- _Records shown_
##############################
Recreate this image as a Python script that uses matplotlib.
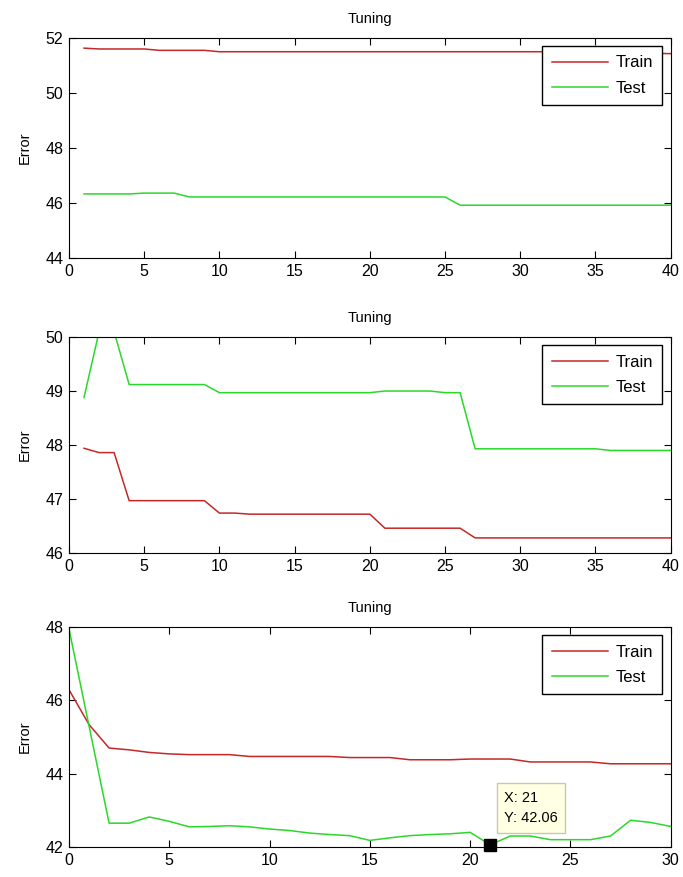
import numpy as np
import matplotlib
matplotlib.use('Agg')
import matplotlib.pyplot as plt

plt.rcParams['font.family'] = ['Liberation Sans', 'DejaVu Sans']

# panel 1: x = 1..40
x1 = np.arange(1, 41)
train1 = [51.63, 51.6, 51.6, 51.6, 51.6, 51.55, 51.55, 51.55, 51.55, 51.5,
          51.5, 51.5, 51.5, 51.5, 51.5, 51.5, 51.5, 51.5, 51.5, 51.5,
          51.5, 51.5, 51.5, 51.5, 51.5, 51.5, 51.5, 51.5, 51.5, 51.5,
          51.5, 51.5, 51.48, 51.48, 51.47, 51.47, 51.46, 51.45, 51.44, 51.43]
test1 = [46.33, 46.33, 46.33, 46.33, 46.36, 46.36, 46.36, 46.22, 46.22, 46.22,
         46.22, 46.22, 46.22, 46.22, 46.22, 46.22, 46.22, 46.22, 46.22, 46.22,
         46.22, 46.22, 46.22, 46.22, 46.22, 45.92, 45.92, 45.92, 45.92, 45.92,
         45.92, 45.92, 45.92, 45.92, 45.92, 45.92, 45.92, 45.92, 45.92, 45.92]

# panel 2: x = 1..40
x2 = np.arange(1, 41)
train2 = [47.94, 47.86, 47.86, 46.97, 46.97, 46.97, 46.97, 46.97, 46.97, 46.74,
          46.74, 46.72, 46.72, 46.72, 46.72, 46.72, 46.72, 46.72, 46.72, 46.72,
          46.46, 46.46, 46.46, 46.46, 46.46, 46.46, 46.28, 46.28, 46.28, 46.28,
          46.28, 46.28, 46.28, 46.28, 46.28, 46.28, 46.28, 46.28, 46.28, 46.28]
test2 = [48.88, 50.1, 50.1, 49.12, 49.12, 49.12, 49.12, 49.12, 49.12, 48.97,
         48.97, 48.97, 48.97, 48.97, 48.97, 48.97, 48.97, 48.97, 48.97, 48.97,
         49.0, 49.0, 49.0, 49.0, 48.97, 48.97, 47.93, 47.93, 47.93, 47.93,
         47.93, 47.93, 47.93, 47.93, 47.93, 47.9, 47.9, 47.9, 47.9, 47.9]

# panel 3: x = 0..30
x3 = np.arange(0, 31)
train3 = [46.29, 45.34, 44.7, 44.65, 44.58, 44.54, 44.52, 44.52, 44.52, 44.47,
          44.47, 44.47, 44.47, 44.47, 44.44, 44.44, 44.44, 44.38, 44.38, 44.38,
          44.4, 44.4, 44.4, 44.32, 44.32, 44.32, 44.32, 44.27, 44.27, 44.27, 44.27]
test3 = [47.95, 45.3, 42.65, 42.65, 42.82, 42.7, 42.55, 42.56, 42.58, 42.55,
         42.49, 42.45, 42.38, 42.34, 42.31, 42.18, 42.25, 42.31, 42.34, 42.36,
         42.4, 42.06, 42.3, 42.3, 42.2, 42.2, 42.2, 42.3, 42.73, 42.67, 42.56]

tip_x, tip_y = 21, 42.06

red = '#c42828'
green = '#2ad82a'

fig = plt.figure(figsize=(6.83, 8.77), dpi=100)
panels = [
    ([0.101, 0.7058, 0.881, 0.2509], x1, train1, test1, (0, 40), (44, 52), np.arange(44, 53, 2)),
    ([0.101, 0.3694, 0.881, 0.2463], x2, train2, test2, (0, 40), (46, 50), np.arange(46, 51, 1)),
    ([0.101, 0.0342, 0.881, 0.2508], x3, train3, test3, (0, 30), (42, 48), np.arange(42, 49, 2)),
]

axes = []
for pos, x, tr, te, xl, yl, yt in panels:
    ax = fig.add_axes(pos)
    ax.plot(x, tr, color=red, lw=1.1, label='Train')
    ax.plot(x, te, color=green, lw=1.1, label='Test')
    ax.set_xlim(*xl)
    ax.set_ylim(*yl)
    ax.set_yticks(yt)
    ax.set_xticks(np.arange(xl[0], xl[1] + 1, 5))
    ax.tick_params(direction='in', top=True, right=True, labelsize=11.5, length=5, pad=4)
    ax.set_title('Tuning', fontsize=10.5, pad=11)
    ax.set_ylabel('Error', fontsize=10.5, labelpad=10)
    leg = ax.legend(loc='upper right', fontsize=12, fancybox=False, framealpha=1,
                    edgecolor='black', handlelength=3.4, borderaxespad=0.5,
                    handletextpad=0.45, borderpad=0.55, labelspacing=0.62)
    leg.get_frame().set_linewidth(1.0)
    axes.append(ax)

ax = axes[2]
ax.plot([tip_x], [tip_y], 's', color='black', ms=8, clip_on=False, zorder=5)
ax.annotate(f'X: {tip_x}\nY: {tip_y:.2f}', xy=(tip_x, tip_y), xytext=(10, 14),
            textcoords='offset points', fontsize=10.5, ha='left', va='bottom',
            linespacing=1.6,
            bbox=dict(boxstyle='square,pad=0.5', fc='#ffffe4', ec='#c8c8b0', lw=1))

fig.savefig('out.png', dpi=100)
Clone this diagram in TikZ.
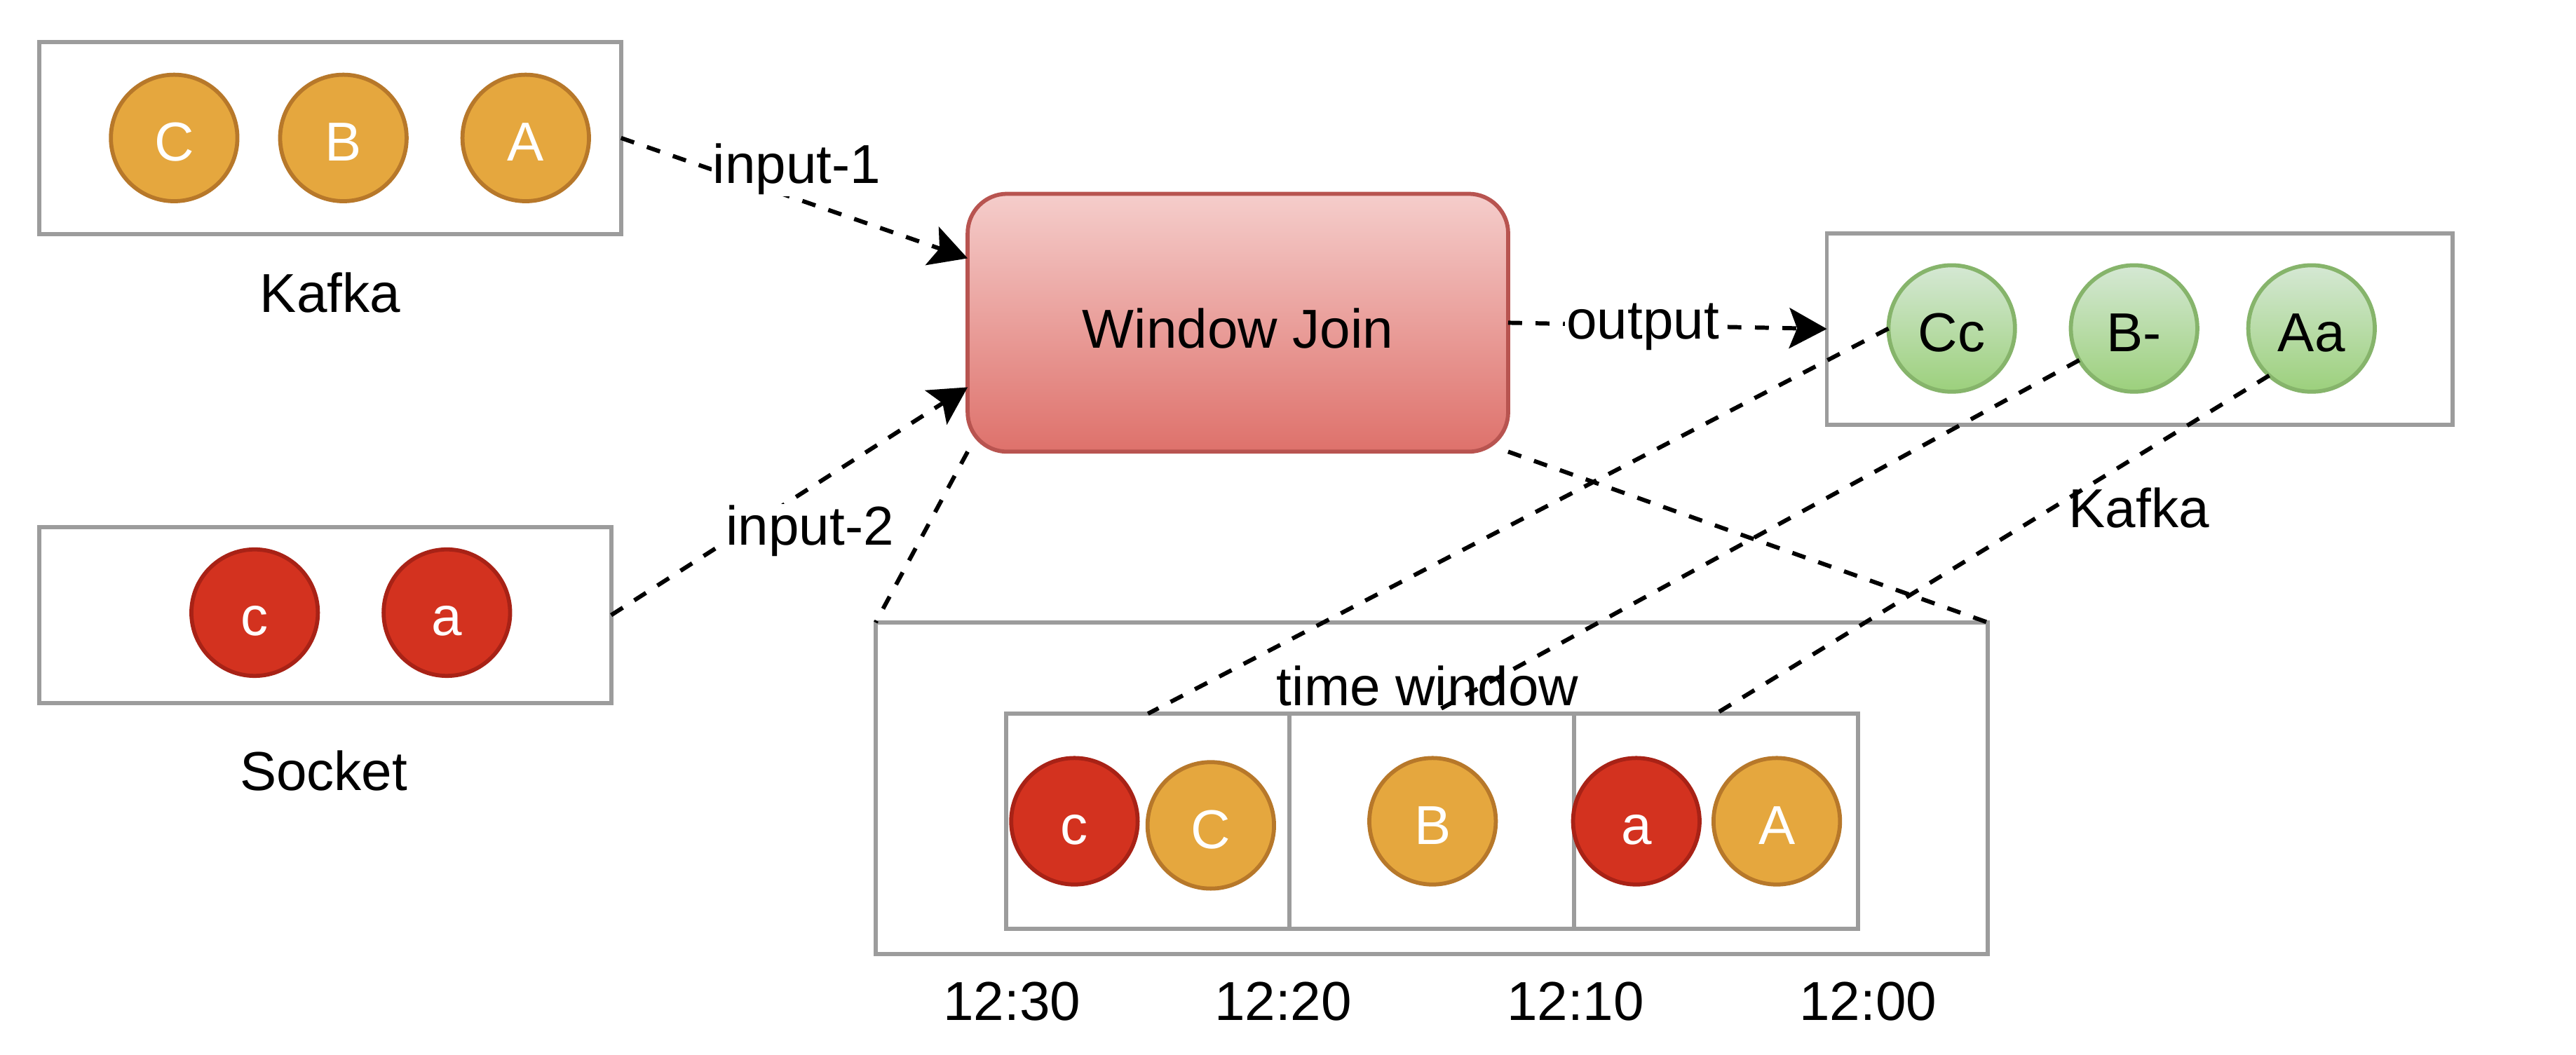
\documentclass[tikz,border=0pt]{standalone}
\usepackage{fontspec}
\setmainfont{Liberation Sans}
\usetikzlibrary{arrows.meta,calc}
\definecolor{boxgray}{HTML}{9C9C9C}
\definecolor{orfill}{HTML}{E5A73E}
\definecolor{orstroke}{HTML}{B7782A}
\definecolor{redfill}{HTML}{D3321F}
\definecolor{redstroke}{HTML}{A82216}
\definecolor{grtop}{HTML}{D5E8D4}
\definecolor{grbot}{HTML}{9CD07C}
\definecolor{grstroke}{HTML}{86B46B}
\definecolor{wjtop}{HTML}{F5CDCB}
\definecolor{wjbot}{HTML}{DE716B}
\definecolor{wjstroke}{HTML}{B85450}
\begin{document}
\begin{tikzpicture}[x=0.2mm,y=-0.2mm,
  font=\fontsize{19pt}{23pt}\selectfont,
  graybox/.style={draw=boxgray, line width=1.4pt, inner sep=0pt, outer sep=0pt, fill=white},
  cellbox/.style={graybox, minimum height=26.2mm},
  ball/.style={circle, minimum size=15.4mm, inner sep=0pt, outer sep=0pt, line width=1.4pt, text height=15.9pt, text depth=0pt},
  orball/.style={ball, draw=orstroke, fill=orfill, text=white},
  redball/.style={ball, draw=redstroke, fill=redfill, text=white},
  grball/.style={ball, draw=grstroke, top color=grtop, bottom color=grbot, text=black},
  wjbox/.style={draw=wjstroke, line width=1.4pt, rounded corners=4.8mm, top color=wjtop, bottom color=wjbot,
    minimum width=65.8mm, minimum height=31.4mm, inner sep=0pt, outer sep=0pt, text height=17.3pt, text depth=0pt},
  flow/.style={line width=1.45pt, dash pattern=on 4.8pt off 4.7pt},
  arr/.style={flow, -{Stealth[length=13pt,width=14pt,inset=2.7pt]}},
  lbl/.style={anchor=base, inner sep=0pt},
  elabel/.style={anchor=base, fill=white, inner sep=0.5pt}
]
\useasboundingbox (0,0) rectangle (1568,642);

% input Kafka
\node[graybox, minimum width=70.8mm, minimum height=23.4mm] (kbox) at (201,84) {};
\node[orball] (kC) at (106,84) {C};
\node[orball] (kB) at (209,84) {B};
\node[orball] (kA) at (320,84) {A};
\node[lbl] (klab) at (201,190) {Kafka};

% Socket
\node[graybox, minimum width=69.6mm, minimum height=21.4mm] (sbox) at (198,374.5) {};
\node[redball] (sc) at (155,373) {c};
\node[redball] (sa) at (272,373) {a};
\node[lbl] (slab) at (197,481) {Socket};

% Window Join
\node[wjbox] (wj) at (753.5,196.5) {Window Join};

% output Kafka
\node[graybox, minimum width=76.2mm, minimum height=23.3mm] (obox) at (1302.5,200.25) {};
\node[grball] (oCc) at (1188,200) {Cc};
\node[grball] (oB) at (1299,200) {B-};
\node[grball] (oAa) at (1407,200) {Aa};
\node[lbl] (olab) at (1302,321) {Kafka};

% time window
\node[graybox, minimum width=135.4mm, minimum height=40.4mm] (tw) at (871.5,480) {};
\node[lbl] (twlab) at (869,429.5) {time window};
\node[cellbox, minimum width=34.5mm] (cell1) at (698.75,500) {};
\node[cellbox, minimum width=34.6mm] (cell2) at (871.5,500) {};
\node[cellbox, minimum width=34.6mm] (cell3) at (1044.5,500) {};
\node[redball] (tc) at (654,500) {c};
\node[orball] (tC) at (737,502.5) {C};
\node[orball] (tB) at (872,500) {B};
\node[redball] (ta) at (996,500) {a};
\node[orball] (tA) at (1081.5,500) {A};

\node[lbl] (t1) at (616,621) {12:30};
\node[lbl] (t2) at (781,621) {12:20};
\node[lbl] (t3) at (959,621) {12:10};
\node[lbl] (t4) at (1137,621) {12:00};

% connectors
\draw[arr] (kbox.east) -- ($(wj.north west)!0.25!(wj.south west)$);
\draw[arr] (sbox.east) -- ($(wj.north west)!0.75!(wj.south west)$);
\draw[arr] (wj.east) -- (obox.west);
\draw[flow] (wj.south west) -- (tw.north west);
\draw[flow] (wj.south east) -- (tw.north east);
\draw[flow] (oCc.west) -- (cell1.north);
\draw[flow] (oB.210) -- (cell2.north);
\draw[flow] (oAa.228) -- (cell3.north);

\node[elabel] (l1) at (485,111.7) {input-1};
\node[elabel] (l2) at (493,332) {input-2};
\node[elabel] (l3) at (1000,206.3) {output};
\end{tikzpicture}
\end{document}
##############################
- _Work required_
Word for word, give again the lines from the first entry to the line with "plt.rcParams['font.family'] = ['Liberation", inclusive. Exclude the pictures.

- _Full response_
Recreate this image as a Python script that uses matplotlib.
import numpy as np
import matplotlib
matplotlib.use('Agg')
import matplotlib.pyplot as plt

plt.rcParams['font.family'] = ['Liberation Sans', 'DejaVu Sans']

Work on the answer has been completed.